Problem details
Count lines with the string "this" in them. State the number alone.

Supplied data
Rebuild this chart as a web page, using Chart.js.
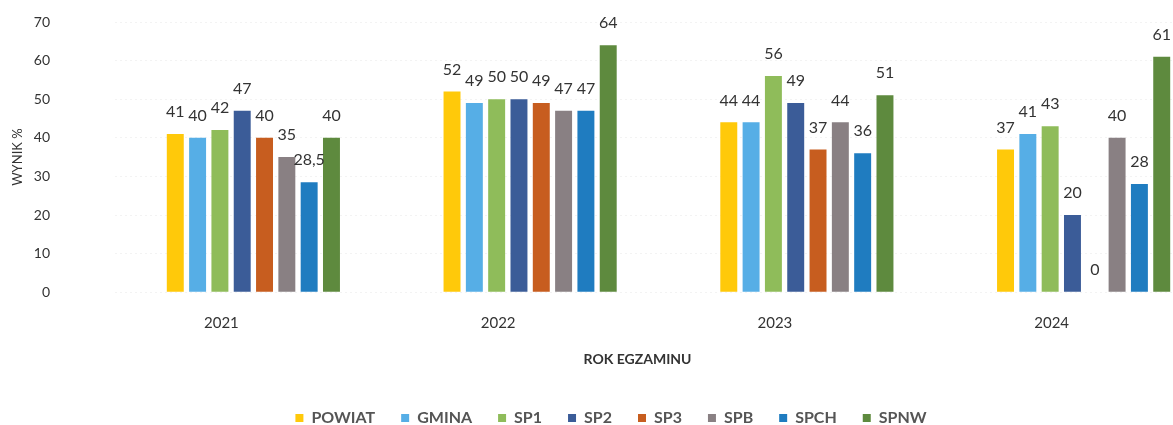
<!DOCTYPE html>
<html>
<head>
<meta charset="utf-8">
<script src="https://cdn.jsdelivr.net/npm/chart.js@4.4.1/dist/chart.umd.min.js"></script>
<style>
  html, body { margin: 0; padding: 0; background: #fff; overflow: hidden; }
  #wrap { position: relative; width: 1240px; height: 436px; }
</style>
</head>
<body>
<div id="wrap"><canvas id="chart"></canvas></div>
<script>
const years = ['2021', '2022', '2023', '2024'];

const powiat = [41, 52, 44, 37];
const gmina  = [40, 49, 44, 41];
const sp1    = [42, 50, 56, 43];
const sp2    = [47, 50, 49, 20];
const sp3    = [40, 49, 37, 0];
const spb    = [35, 47, 44, 40];
const spch   = [28.5, 47, 36, 28];
const spnw   = [40, 64, 51, 61];

const seriesNames  = ['POWIAT', 'GMINA', 'SP1', 'SP2', 'SP3', 'SPB', 'SPCH', 'SPNW'];
const seriesValues = [powiat, gmina, sp1, sp2, sp3, spb, spch, spnw];
const seriesColors = ['#ffc90a', '#56aee6', '#8fbc5a', '#3b5c98', '#c75d1f', '#898083', '#1f7cc0', '#5e8a3e'];

const yTicks = [0, 10, 20, 30, 40, 50, 60, 70];

const textColor = '#333333';
const fontFamily = 'Lato, "Open Sans", sans-serif';

// values above the bars, Polish decimal comma
const valueLabels = {
    id: 'valueLabels',
    afterDatasetsDraw(chart) {
        const ctx = chart.ctx;
        ctx.save();
        ctx.font = '16px ' + fontFamily;
        ctx.fillStyle = textColor;
        ctx.textAlign = 'center';
        ctx.textBaseline = 'middle';
        chart.data.datasets.forEach((ds, i) => {
            const meta = chart.getDatasetMeta(i);
            meta.data.forEach((bar, j) => {
                ctx.fillText(String(ds.data[j]).replace('.', ','), bar.x, bar.y - 22);
            });
        });
        ctx.restore();
    }
};

// the original has the category labels and axis title sitting left of the bar groups
const shiftXTitle = {
    id: 'shiftXTitle',
    afterLayout(chart) {
        const x = chart.scales.x;
        if (x._shifted) return;
        const orig = x.drawTitle;
        x.drawTitle = function (...args) {
            this.ctx.save();
            this.ctx.translate(-31, 0);
            orig.apply(this, args);
            this.ctx.restore();
        };
        x._shifted = true;
    }
};

new Chart(document.getElementById('chart'), {
    type: 'bar',
    data: {
        labels: years,
        datasets: seriesNames.map((name, i) => ({
            label: name,
            data: seriesValues[i],
            backgroundColor: seriesColors[i],
            borderWidth: 0,
            barPercentage: 0.76,
            categoryPercentage: 0.645
        }))
    },
    options: {
        responsive: true,
        maintainAspectRatio: false,
        animation: false,
        layout: { padding: { top: 22, right: 18, bottom: 0, left: 0 } },
        plugins: {
            legend: {
                position: 'bottom',
                labels: {
                    boxWidth: 8,
                    boxHeight: 8,
                    padding: 26,
                    color: '#555',
                    font: { family: fontFamily, size: 16, weight: 'bold' }
                }
            },
            tooltip: { enabled: false }
        },
        scales: {
            x: {
                grid: { display: false },
                border: { display: false },
                ticks: {
                    color: textColor,
                    font: { family: fontFamily, size: 15 },
                    padding: 14,
                    labelOffset: -32
                },
                title: {
                    display: true,
                    text: 'ROK EGZAMINU',
                    color: textColor,
                    font: { family: fontFamily, size: 14, weight: 'bold' },
                    padding: { top: 5, bottom: 16 }
                }
            },
            y: {
                min: 0,
                max: 70,
                afterBuildTicks(scale) {
                    scale.ticks = yTicks.map(v => ({ value: v }));
                },
                afterFit(scale) {
                    scale.width = 115;
                    scale.paddingTop = 8;
                    scale.paddingBottom = 8;
                },
                grid: { color: '#f3f3f3', drawTicks: false },
                border: { display: false, dash: [2, 3] },
                ticks: {
                    color: textColor,
                    font: { family: fontFamily, size: 14 },
                    padding: 65
                },
                title: {
                    display: true,
                    text: 'WYNIK %',
                    color: textColor,
                    font: { family: fontFamily, size: 13 },
                    padding: { top: 10, bottom: 0 }
                }
            }
        }
    },
    plugins: [valueLabels, shiftXTitle]
});
</script>
</body>
</html>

The completed task
5